Si no participamos iremos como va un sordo a un concierto o un ciego al cine.

Es verdad que cuando vas los domingos cumples con tu obligación, pero «ir a Misa» no puede limitarse a estar físicamente dentro de una iglesia.

Es importante que ofrezcas tus cosas. Recuerda el texto del Evangelio que hemos leído: «¿Dónde encontraremos pan para alimentar a toda esta gente?... Aquí hay un muchacho que tiene cinco panes y dos peces».

Si lo hacemos es como si le dijéramos al Señor: «Mira, tengo algo que ofrecerte. Es muy poca cosa, pero se que Tú harás el resto».

No podemos estar en la Misa como adormilados, empanaos… hasta que nos despierta al sonido de la campana durante la Consagración…

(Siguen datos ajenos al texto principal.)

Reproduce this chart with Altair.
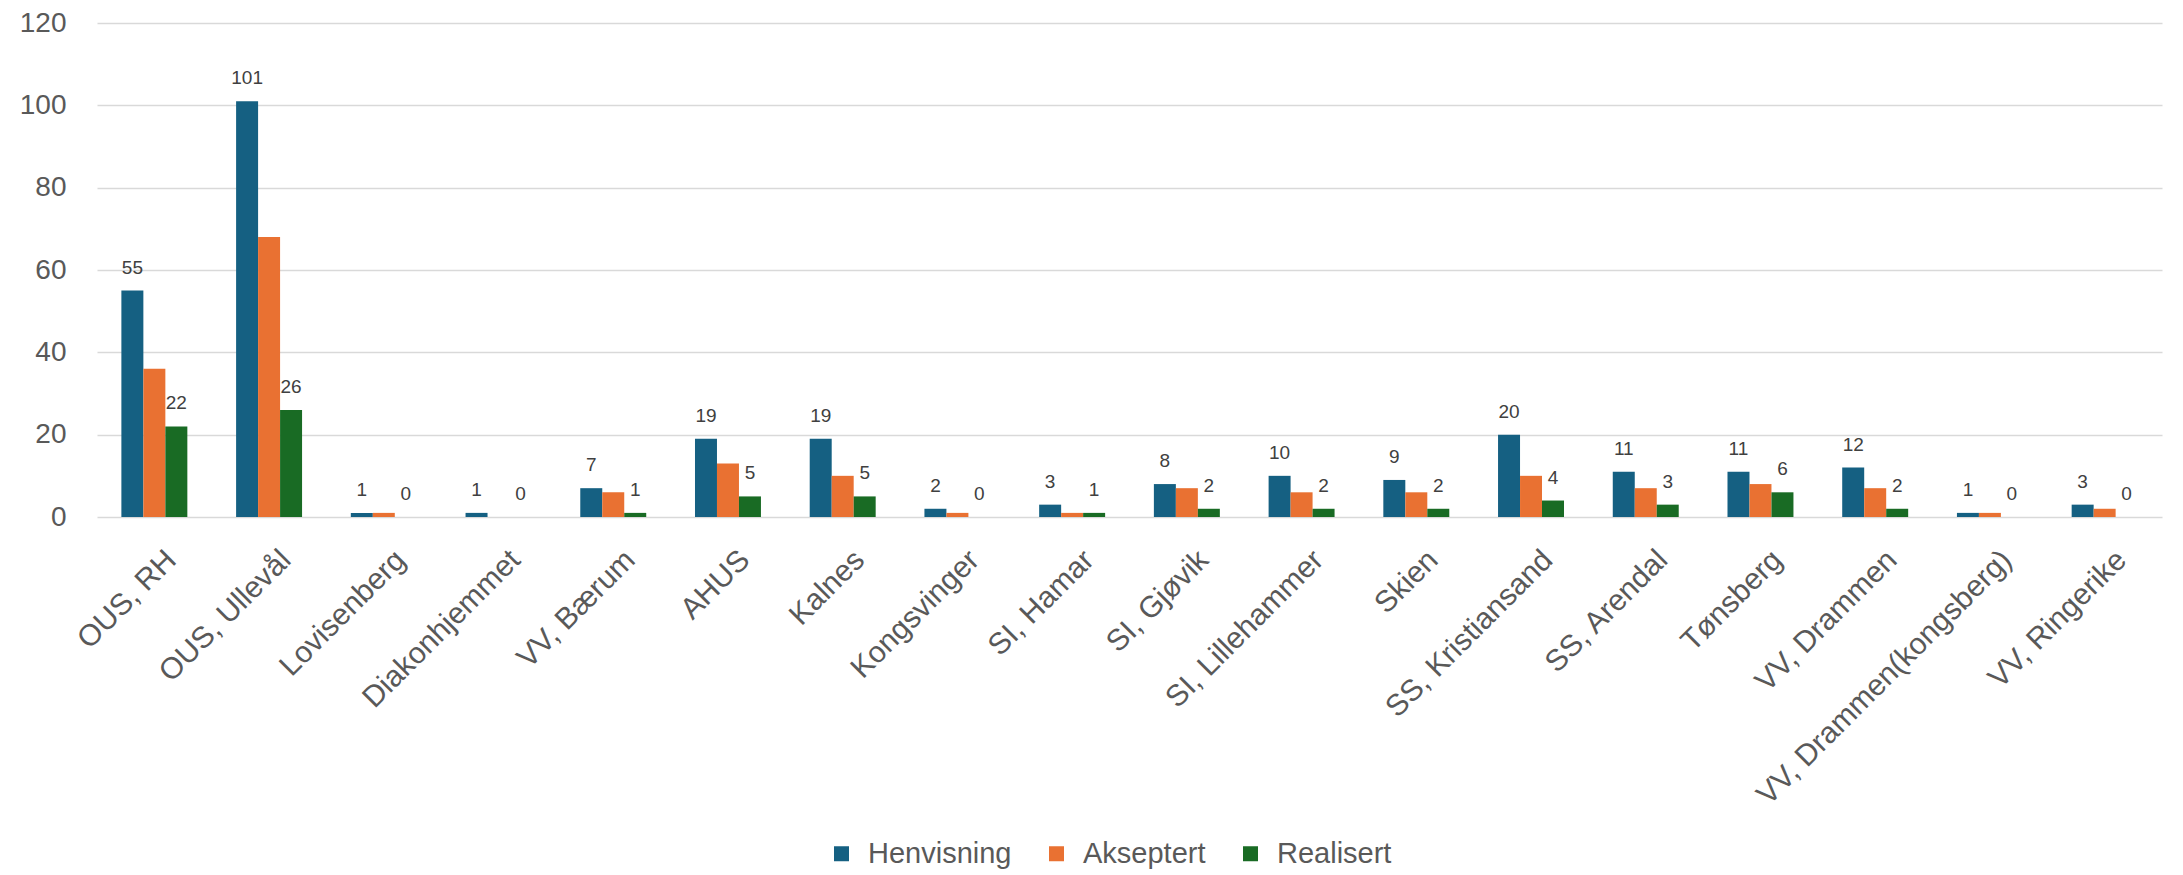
import altair as alt
import pandas as pd

categories = ["OUS, RH", "OUS, Ullevål", "Lovisenberg", "Diakonhjemmet", "VV, Bærum", "AHUS",
              "Kalnes", "Kongsvinger", "SI, Hamar", "SI, Gjøvik", "SI, Lillehammer", "Skien",
              "SS, Kristiansand", "SS, Arendal", "Tønsberg", "VV, Drammen",
              "VV, Drammen(kongsberg)", "VV, Ringerike"]
henvisning = [55, 101, 1, 1, 7, 19, 19, 2, 3, 8, 10, 9, 20, 11, 11, 12, 1, 3]
akseptert = [36, 68, 1, 0, 6, 13, 10, 1, 1, 7, 6, 6, 10, 7, 8, 7, 1, 2]
realisert = [22, 26, 0, 0, 1, 5, 5, 0, 1, 2, 2, 2, 4, 3, 6, 2, 0, 0]
series = ["Henvisning", "Akseptert", "Realisert"]
colors = ["#156082", "#E97132", "#196B24"]
labelled = ["Henvisning", "Realisert"]

rows = []
for s, vals in zip(series, [henvisning, akseptert, realisert]):
    for c, v in zip(categories, vals):
        rows.append({"Sted": c, "Serie": s, "Antall": v})
df = pd.DataFrame(rows)

FONT = "Liberation Sans"

x_enc = alt.X("Sted:N", sort=categories,
              scale=alt.Scale(paddingInner=0.425, paddingOuter=0.2125),
              axis=alt.Axis(title=None, labelAngle=-45, labelAlign="right", labelBaseline="middle",
                            labelFontSize=30, labelColor="#595959", labelFont=FONT,
                            labelPadding=38, labelOffset=17, labelLimit=0, labelOverlap=False,
                            domain=False, ticks=False, grid=False))
xo_enc = alt.XOffset("Serie:N", sort=series,
                     scale=alt.Scale(domain=series, paddingInner=0, paddingOuter=0))
y_enc = alt.Y("Antall:Q",
              scale=alt.Scale(domain=[0, 120], nice=False),
              axis=alt.Axis(title=None, values=[0, 20, 40, 60, 80, 100, 120],
                            labelFontSize=28, labelColor="#595959", labelFont=FONT,
                            labelPadding=31, domain=False, ticks=False,
                            grid=True, gridColor="#d9d9d9", gridWidth=1.5))

bars = alt.Chart().mark_bar(strokeWidth=0).encode(
    x=x_enc, xOffset=xo_enc, y=y_enc,
    color=alt.Color("Serie:N", sort=series,
                    scale=alt.Scale(domain=series, range=colors),
                    legend=alt.Legend(title=None, orient="none", direction="horizontal",
                                      legendX=730, legendY=816,
                                      symbolType="square", symbolSize=225, symbolStrokeWidth=0,
                                      labelFontSize=29, labelFont=FONT, labelColor="#595959",
                                      labelOffset=12, columnPadding=30))
)

labels = alt.Chart().transform_filter(
    alt.FieldOneOfPredicate(field="Serie", oneOf=labelled)
).mark_text(dy=-17, baseline="alphabetic", align="center", fontSize=19,
            font=FONT, color="#404040").encode(
    x=x_enc, xOffset=xo_enc, y=y_enc, text=alt.Text("Antall:Q")
)

chart = alt.layer(bars, labels, data=df).properties(
    width=2065, height=494,
    autosize=alt.AutoSizeParams(type="none"),
    padding={"left": 89, "top": 15, "right": 13, "bottom": 358},
).configure_view(stroke=None)

chart.save("out.html", embed_options={"renderer": "svg", "actions": False})
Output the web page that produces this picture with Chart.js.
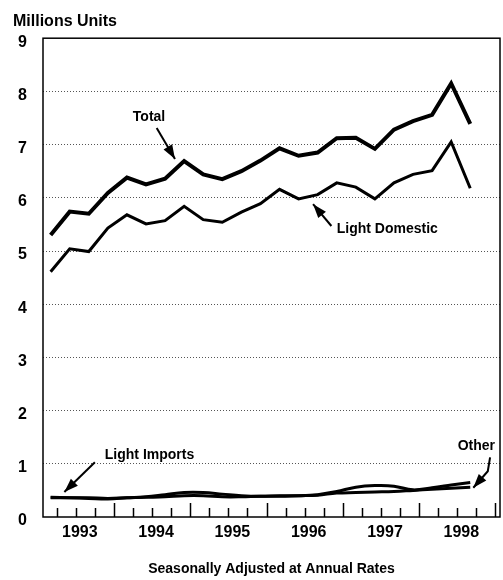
<!DOCTYPE html>
<html>
<head>
<meta charset="utf-8">
<script src="https://cdn.jsdelivr.net/npm/chart.js@4/dist/chart.umd.min.js"></script>
<style>
  html, body { margin: 0; padding: 0; background: #fff; }
  canvas { display: block; }
</style>
</head>
<body>
<canvas id="truckChart" width="503" height="580"></canvas>
<script>
// quarterly truck sales, millions of units (SAAR)
const quarters = ['1993Q1', '1993Q2', '1993Q3', '1993Q4', '1994Q1', '1994Q2', '1994Q3', '1994Q4',
                  '1995Q1', '1995Q2', '1995Q3', '1995Q4', '1996Q1', '1996Q2', '1996Q3', '1996Q4',
                  '1997Q1', '1997Q2', '1997Q3', '1997Q4', '1998Q1', '1998Q2', '1998Q3'];
const total = [5.30, 5.74, 5.70, 6.09, 6.38, 6.25, 6.36, 6.69, 6.44, 6.35, 6.50, 6.70,
               6.93, 6.79, 6.85, 7.12, 7.13, 6.92, 7.28, 7.44, 7.56, 8.15, 7.39];
const lightDomestic = [4.61, 5.04, 4.99, 5.43, 5.68, 5.51, 5.57, 5.84, 5.59, 5.54, 5.73, 5.89,
                       6.16, 5.98, 6.06, 6.28, 6.20, 5.98, 6.28, 6.44, 6.51, 7.05, 6.18];
const lightImports = [0.37, 0.36, 0.35, 0.34, 0.36, 0.38, 0.42, 0.46, 0.46, 0.43, 0.40, 0.39,
                      0.40, 0.40, 0.42, 0.48, 0.56, 0.59, 0.58, 0.51, 0.55, 0.60, 0.65];
const other = [0.36, 0.36, 0.36, 0.35, 0.36, 0.37, 0.38, 0.40, 0.40, 0.38, 0.38, 0.39,
               0.39, 0.40, 0.41, 0.45, 0.46, 0.47, 0.48, 0.50, 0.52, 0.54, 0.56];
const years = [1993, 1994, 1995, 1996, 1997, 1998];
const yTicks = [0, 1, 2, 3, 4, 5, 6, 7, 8, 9];

// quarter -> position on the time axis (points sit a little into the quarter)
function quarterPos(q) {
    const yr = parseInt(q.slice(0, 4));
    const n = parseInt(q.slice(5));
    return yr + (n - 1) * 0.25 + 0.17;
}
const xs = quarters.map(quarterPos);
const toPoints = vals => vals.map((v, i) => ({ x: xs[i], y: v }));

// callouts, in data units
const notes = [
    { text: 'Total', x: 1994.46, y: 7.52, align: 'center', arrow: [[1994.56, 7.31], [1994.80, 6.73]] },
    { text: 'Light Domestic', x: 1996.92, y: 5.42, align: 'left', arrow: [[1996.85, 5.47], [1996.61, 5.88]] },
    { text: 'Light Imports', x: 1993.88, y: 1.16, align: 'left', arrow: [[1993.75, 1.03], [1993.35, 0.47]] },
    { text: 'Other', x: 1998.75, y: 1.34, align: 'center', arrow: [[1998.93, 1.12], [1998.90, 0.86], [1998.71, 0.55]] }
];

const FONT = '"Liberation Sans", Arial, sans-serif';
Chart.defaults.font.family = FONT;
Chart.defaults.color = '#000';

// frame, inside quarter ticks, callouts
const decor = {
    id: 'decor',
    afterDatasetsDraw(chart) {
        const { ctx, chartArea: a, scales: { x, y } } = chart;
        ctx.save();
        ctx.strokeStyle = '#000';
        ctx.fillStyle = '#000';
        ctx.lineWidth = 1.5;
        ctx.strokeRect(a.left, a.top, a.right - a.left, a.bottom - a.top);

        ctx.beginPath();
        const k0 = Math.ceil(x.min * 4);
        for (let k = k0; k / 4 <= x.max; k++) {
            const px = Math.round(x.getPixelForValue(k / 4)) + 0.5;
            const len = k % 4 === 0 ? 14 : 9;
            ctx.moveTo(px, a.bottom);
            ctx.lineTo(px, a.bottom - len);
        }
        ctx.stroke();

        ctx.font = 'bold 14px ' + FONT;
        ctx.textBaseline = 'middle';
        ctx.lineWidth = 2;
        notes.forEach(n => {
            ctx.textAlign = n.align;
            ctx.fillText(n.text, x.getPixelForValue(n.x), y.getPixelForValue(n.y));
            const pts = n.arrow.map(p => [x.getPixelForValue(p[0]), y.getPixelForValue(p[1])]);
            ctx.beginPath();
            ctx.moveTo(pts[0][0], pts[0][1]);
            pts.slice(1).forEach(p => ctx.lineTo(p[0], p[1]));
            ctx.stroke();
            const [x1, y1] = pts[pts.length - 2];
            const [x2, y2] = pts[pts.length - 1];
            const ang = Math.atan2(y2 - y1, x2 - x1);
            const c = Math.cos(ang), s = Math.sin(ang);
            ctx.beginPath();
            ctx.moveTo(x2, y2);
            ctx.lineTo(x2 - 14 * c + 5 * s, y2 - 14 * s - 5 * c);
            ctx.lineTo(x2 - 14 * c - 5 * s, y2 - 14 * s + 5 * c);
            ctx.closePath();
            ctx.fill();
        });
        ctx.restore();
    }
};

new Chart(document.getElementById('truckChart'), {
    type: 'line',
    data: {
        datasets: [
            { label: 'Total', data: toPoints(total), borderWidth: 4 },
            { label: 'Light Domestic', data: toPoints(lightDomestic), borderWidth: 3 },
            { label: 'Light Imports', data: toPoints(lightImports), borderWidth: 3, tension: 0.4 },
            { label: 'Other', data: toPoints(other), borderWidth: 3, tension: 0.4 }
        ]
    },
    options: {
        responsive: false,
        animation: false,
        devicePixelRatio: 1,
        layout: { padding: { left: 13, right: 3, top: 0, bottom: 0 } },
        elements: {
            point: { radius: 0 },
            line: { borderColor: '#000', fill: false, tension: 0 }
        },
        plugins: {
            legend: { display: false },
            tooltip: { enabled: false },
            title: {
                display: true,
                text: 'Millions Units',
                align: 'start',
                color: '#000',
                font: { size: 16, weight: 'bold' },
                padding: { top: 12, bottom: 7 }
            }
        },
        scales: {
            x: {
                type: 'linear',
                min: 1993.07,
                max: 1999.06,
                afterBuildTicks: s => { s.ticks = years.map(v => ({ value: v + 0.5 })); },
                afterFit: s => { s.height = 63; },
                ticks: {
                    callback: v => String(Math.floor(v)),
                    labelOffset: 4,
                    padding: 6,
                    maxRotation: 0,
                    autoSkip: false,
                    color: '#000',
                    font: { size: 16, weight: 'bold' }
                },
                grid: { display: false, drawTicks: false },
                border: { display: false },
                title: {
                    display: true,
                    text: 'Seasonally Adjusted at Annual Rates',
                    color: '#000',
                    font: { size: 14, weight: 'bold' },
                    padding: { top: 20, bottom: 2 }
                }
            },
            y: {
                min: 0,
                max: 9,
                afterBuildTicks: s => { s.ticks = yTicks.map(v => ({ value: v })); },
                afterFit: s => { s.width = 30; },
                ticks: {
                    padding: 16,
                    labelOffset: 4,
                    color: '#000',
                    font: { size: 16, weight: 'bold' }
                },
                grid: {
                    drawTicks: false,
                    lineWidth: 1,
                    color: c => (c.tick.value === 0 || c.tick.value === 9) ? 'rgba(0,0,0,0)' : '#555'
                },
                border: { display: false, dash: [1, 2] }
            }
        }
    },
    plugins: [decor]
});
</script>
</body>
</html>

¿Qué habría ocurrido si el chaval no hubiera ido o no hubiese participado aquel día?

No podemos tener la sensación de ir obligados… no podemos asistir enfadados o molestos porque no nos apetece.

No podemos asistir como el niño que va forzado a la playa mientras su madre le dice: «Has venido aquí a disfrutar y vas a hacerlo quieras o no...».

A la Virgen le costó estar en la primera Misa, en el Calvario. Parece que estaba allí sin hacer nada, mirando…

Pero, piensa ¿de dónde sacó Jesús las fuerzas para seguir adelante? Parecía que su presencia no aportaba nada y, sin embargo, Dios la quiso allí porque la necesitaba.

–Madre nuestra dile a nuestro ángel que, cuando vayamos a Misa, nos recuerde que debemos ofrecerle nuestras cosas al Señor.